A terrific two-hander that belongs at the National: RSC’s Kunene and the King reviewed

Plus: an audacious, revelatory and ingeniously plotted one-act play lurks within Theatre Royal Stratford East’s play The Gift

issue 08 February 2020

The Gift is three plays in one. It opens in a blindingly white Victorian parlour where a posh lady, Sarah, is teaching her clumsy maid to serve tea correctly. Both characters are black. Sarah’s prosperous husband, also black, arrives home and the scene continues as the gauche skivvy (Donna Berlin, brilliant) makes more and more hilarious blunders. What is this play? Perhaps a neglected Victorian comedy revived with colour-blind casting. In fact, the script is inspired by a historical character, Sarah Forbes Bonetta, a Yoruba princess born in Nigeria in the 19th century, who was adopted by Queen Victoria and raised as an English gentlewoman.
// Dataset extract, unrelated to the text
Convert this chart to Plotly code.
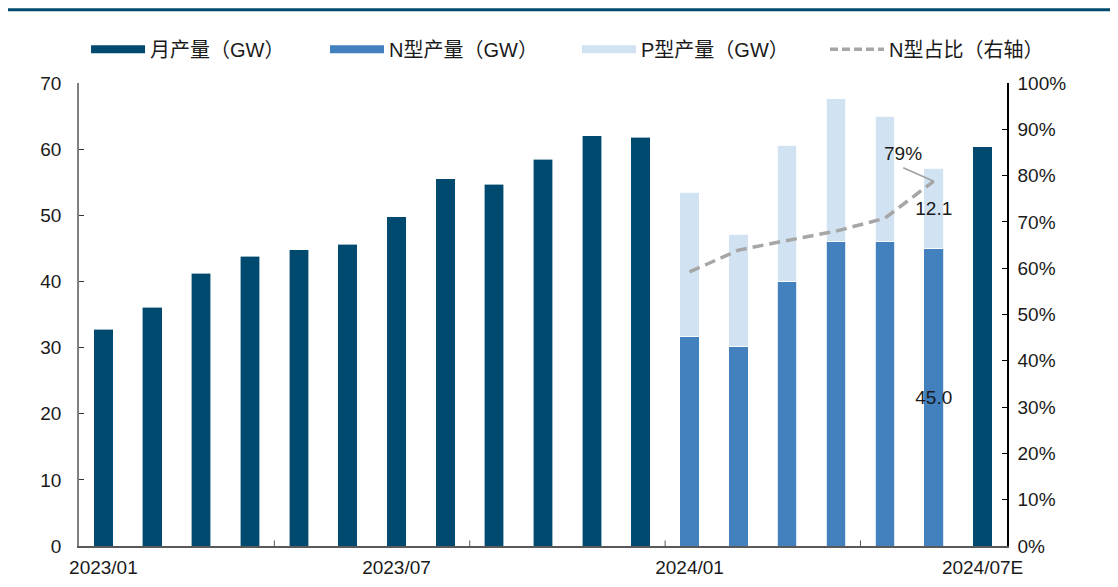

A drama about a solitary black female living in high Victorian society would be fascinating, but the writer, Janice Okoh, has thrown in two extra black characters, Sarah’s husband and the maid. These additions seem improbable but the play doesn’t give a hoot about distinctions of fact and fiction as long as it can make everyone laugh. Which it does. It’s also extremely confusing.

The action shifts to present-day Cheshire where a prosperous black couple are enjoying a quiet night in. Ding dong. Their white neighbours arrive with a gift of gluten-free cakes. The wife is desperate to flaunt her success in a TV baking competition but she pretends to find her notoriety embarrassing. The subject of race crops up, of course, and the white pair strive to demonstrate their lack of prejudice. The dialogue, often brilliantly funny, touches on taboo subjects such as the fact that black athletes predominate in track and field events but rarely win swimming trophies. ‘Black people can swim,’ explains the white woman, ‘but choose not to because of their hair.’ To prove her affiliation with black culture she performs a pastiche of a Beyoncé disco-orgasm in the sitting room.